__Work to be completed__:
Set down each line of the data below exactly as it stands, dropping the pictures.

>> Start

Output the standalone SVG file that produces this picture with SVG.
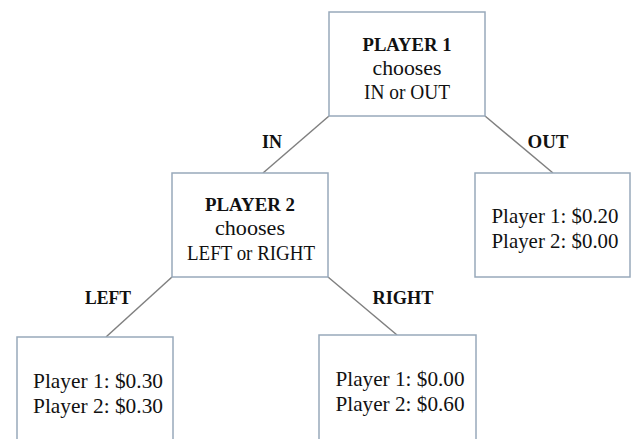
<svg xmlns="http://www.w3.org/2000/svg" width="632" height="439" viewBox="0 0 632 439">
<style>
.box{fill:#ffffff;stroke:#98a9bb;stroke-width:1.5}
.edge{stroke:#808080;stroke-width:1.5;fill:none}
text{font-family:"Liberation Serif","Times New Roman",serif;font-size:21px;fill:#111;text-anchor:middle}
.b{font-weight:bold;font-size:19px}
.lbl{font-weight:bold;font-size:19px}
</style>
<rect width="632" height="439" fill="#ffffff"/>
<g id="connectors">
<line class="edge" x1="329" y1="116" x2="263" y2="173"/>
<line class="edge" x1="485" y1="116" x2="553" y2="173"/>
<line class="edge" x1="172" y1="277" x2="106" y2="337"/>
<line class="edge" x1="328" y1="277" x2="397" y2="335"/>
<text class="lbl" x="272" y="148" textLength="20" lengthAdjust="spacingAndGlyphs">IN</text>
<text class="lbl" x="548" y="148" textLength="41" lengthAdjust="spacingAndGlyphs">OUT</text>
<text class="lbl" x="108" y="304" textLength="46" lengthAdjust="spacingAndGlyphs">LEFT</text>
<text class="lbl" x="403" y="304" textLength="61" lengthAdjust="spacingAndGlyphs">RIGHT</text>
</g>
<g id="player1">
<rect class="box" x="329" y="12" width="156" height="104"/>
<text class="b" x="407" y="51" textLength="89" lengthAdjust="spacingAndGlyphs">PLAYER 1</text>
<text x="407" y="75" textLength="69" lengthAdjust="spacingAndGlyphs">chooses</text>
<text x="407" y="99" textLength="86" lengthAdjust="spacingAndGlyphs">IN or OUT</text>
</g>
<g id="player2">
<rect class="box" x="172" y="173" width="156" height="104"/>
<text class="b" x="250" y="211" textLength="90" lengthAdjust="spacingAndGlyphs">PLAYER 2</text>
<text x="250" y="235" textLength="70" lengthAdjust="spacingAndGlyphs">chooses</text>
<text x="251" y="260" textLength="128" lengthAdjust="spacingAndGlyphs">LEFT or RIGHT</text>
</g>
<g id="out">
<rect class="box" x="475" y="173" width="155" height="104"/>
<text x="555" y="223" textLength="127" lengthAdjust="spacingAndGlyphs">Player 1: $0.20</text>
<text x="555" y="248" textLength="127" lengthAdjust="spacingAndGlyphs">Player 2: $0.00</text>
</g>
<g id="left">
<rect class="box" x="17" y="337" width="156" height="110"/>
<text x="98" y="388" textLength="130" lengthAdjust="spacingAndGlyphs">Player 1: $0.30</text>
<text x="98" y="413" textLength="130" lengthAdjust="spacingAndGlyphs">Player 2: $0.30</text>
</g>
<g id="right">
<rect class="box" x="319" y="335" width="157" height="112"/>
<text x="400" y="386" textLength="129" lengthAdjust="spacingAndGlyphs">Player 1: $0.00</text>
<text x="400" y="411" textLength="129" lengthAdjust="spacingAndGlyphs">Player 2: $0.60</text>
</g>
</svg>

>> End

__Output for this exercise__:
Output the standalone SVG file that produces this picture with SVG.
<svg xmlns="http://www.w3.org/2000/svg" width="632" height="439" viewBox="0 0 632 439">
<style>
.box{fill:#ffffff;stroke:#98a9bb;stroke-width:1.5}
.edge{stroke:#808080;stroke-width:1.5;fill:none}
text{font-family:"Liberation Serif","Times New Roman",serif;font-size:21px;fill:#111;text-anchor:middle}
.b{font-weight:bold;font-size:19px}
.lbl{font-weight:bold;font-size:19px}
</style>
<rect width="632" height="439" fill="#ffffff"/>
<g id="connectors">
<line class="edge" x1="329" y1="116" x2="263" y2="173"/>
<line class="edge" x1="485" y1="116" x2="553" y2="173"/>
<line class="edge" x1="172" y1="277" x2="106" y2="337"/>
<line class="edge" x1="328" y1="277" x2="397" y2="335"/>
<text class="lbl" x="272" y="148" textLength="20" lengthAdjust="spacingAndGlyphs">IN</text>
<text class="lbl" x="548" y="148" textLength="41" lengthAdjust="spacingAndGlyphs">OUT</text>
<text class="lbl" x="108" y="304" textLength="46" lengthAdjust="spacingAndGlyphs">LEFT</text>
<text class="lbl" x="403" y="304" textLength="61" lengthAdjust="spacingAndGlyphs">RIGHT</text>
</g>
<g id="player1">
<rect class="box" x="329" y="12" width="156" height="104"/>
<text class="b" x="407" y="51" textLength="89" lengthAdjust="spacingAndGlyphs">PLAYER 1</text>
<text x="407" y="75" textLength="69" lengthAdjust="spacingAndGlyphs">chooses</text>
<text x="407" y="99" textLength="86" lengthAdjust="spacingAndGlyphs">IN or OUT</text>
</g>
<g id="player2">
<rect class="box" x="172" y="173" width="156" height="104"/>
<text class="b" x="250" y="211" textLength="90" lengthAdjust="spacingAndGlyphs">PLAYER 2</text>
<text x="250" y="235" textLength="70" lengthAdjust="spacingAndGlyphs">chooses</text>
<text x="251" y="260" textLength="128" lengthAdjust="spacingAndGlyphs">LEFT or RIGHT</text>
</g>
<g id="out">
<rect class="box" x="475" y="173" width="155" height="104"/>
<text x="555" y="223" textLength="127" lengthAdjust="spacingAndGlyphs">Player 1: $0.20</text>
<text x="555" y="248" textLength="127" lengthAdjust="spacingAndGlyphs">Player 2: $0.00</text>
</g>
<g id="left">
<rect class="box" x="17" y="337" width="156" height="110"/>
<text x="98" y="388" textLength="130" lengthAdjust="spacingAndGlyphs">Player 1: $0.30</text>
<text x="98" y="413" textLength="130" lengthAdjust="spacingAndGlyphs">Player 2: $0.30</text>
</g>
<g id="right">
<rect class="box" x="319" y="335" width="157" height="112"/>
<text x="400" y="386" textLength="129" lengthAdjust="spacingAndGlyphs">Player 1: $0.00</text>
<text x="400" y="411" textLength="129" lengthAdjust="spacingAndGlyphs">Player 2: $0.60</text>
</g>
</svg>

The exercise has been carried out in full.